The teams also learned about the work of Alan Lomax, the folklorist and anthropologist who visited Anguilla and other parts of the Eastern Caribbean in 1962.  Lomax's collection consists of photos and audio recordings of Anguilla's culture-bearers. His work preserves local knowledge at the same time that it documents jollification songs and conversations about the tradition.  Contemporary culture bearers like Bernice Fahie, Valerie Hodge, Hyacinth Hughes and Joan Carty added to the conversation. Each of the CLASP groups learned a traditional song and discussed its significance.  They were used in the final performance and related jollification activities that were held for parents and members of the public on July 22nd. 

Numerous activities associated with Anguilla's cultural traditions were part of CLASP 2010.  In the area of music and games are May pole songs and dance, ring games, and shanteys, old sea songs sung during the various stages of cultivation. In the area of crafts, the children have made items such as whistles, kites, and banjos, and rollers.  Remembering that no jollification would be complete without some tasty treats for the stomach, they also cooked Johnny cakes and salt fish, and brewed bush tea.

Field trips qualify as another important part of the program.  CLASP groups visited the Desert Green Organic Farm in Blowing Point, run by Leroy Browne, where they learned about local efforts to promote health and reduce the island's reliance on imported foods.  Some children assisted with tasks such as weeding and the mixing of soil.  Others planted lentils.  It was a mini jollification exercise with pea soup and singing after the day's labour. The summer programme included a visit to Shoal Bay beach, where they did a beach clean-up before swimming.  In addition, the Jollies visited Mr.

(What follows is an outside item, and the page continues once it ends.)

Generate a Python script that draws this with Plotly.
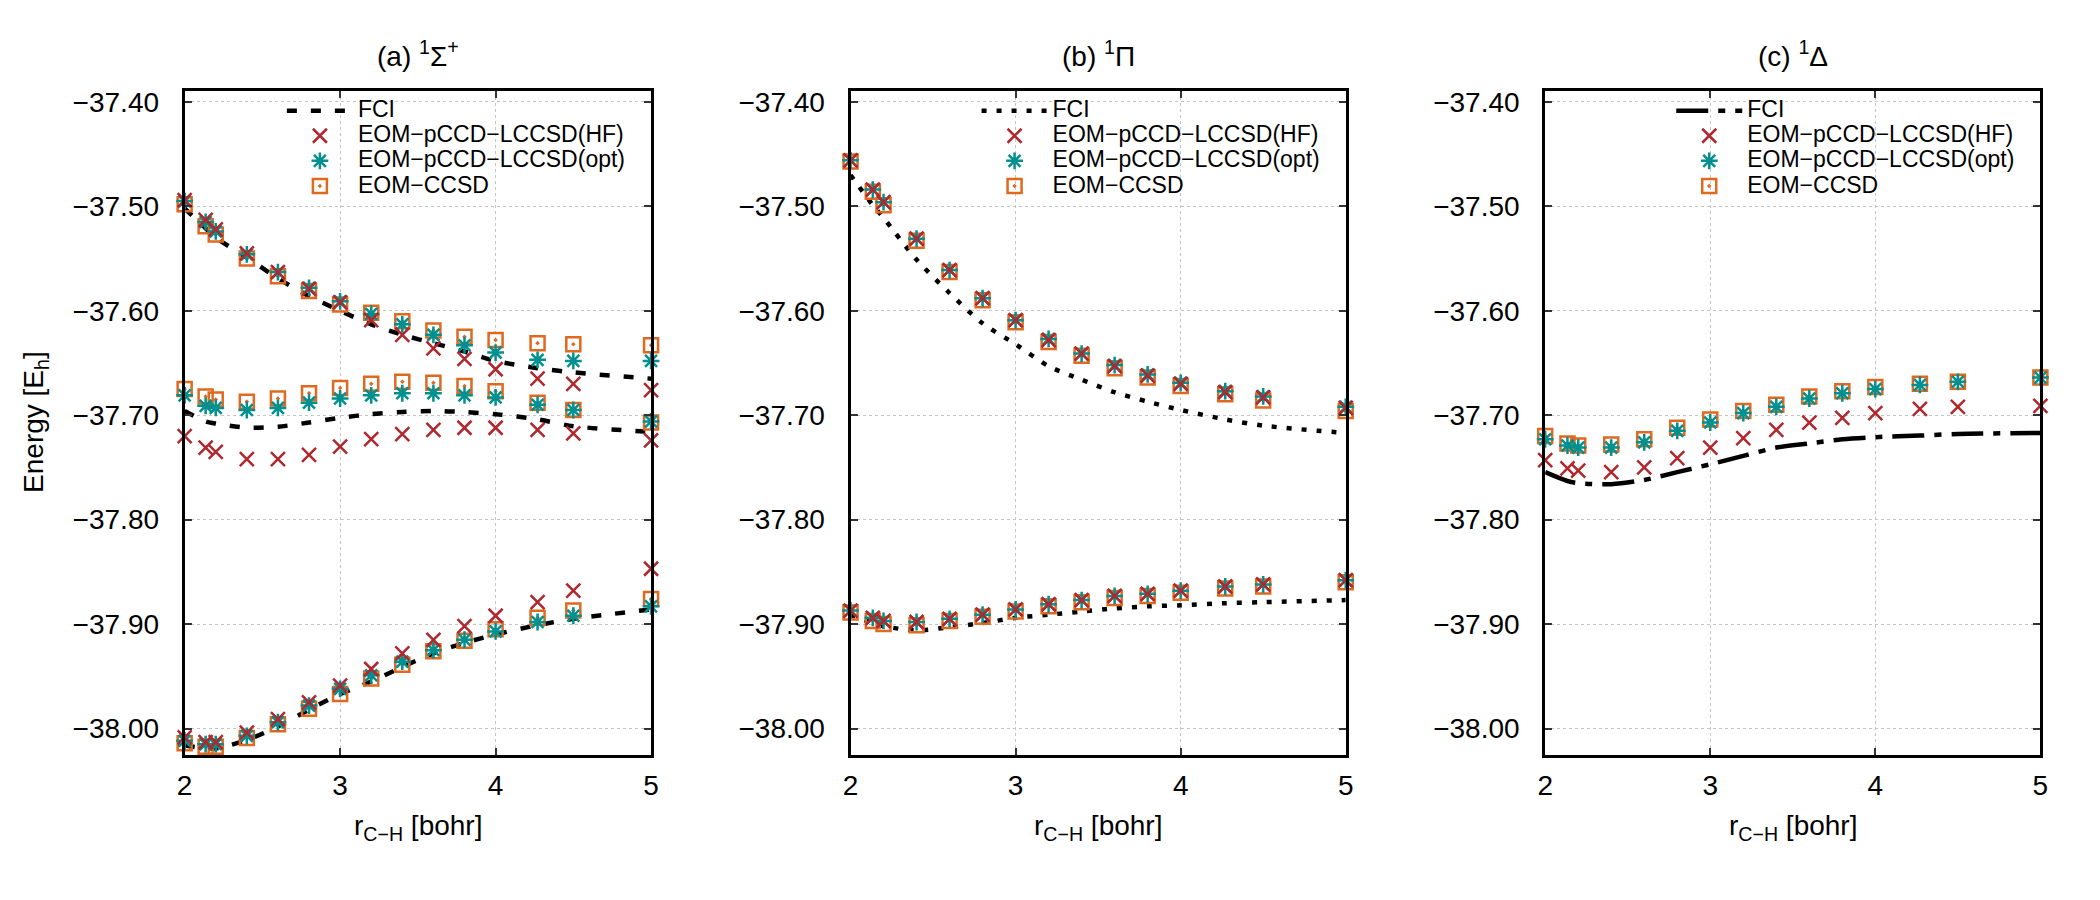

Kenneth Richardson in Long Bay, where they discussed and observed the various steps in making traditional thatch brooms. 

This annual educational workshop for children would not have been possible without the continuing support from Sunset Homes, the Social Security Board, LIME, ANGLEC, NAGICO, NBA, MAICO, the Anguilla Community Foundation, Webster Dyrud Mitchell and Viceroy Hotel Ltd.  Other organisations like the Anguilla Rotary Club assisted with fundraising and volunteers.  In the spirit of jollification goodwill flowed from many sources for the hosting of CLASP 2010 and a toast is raised with much appreciation.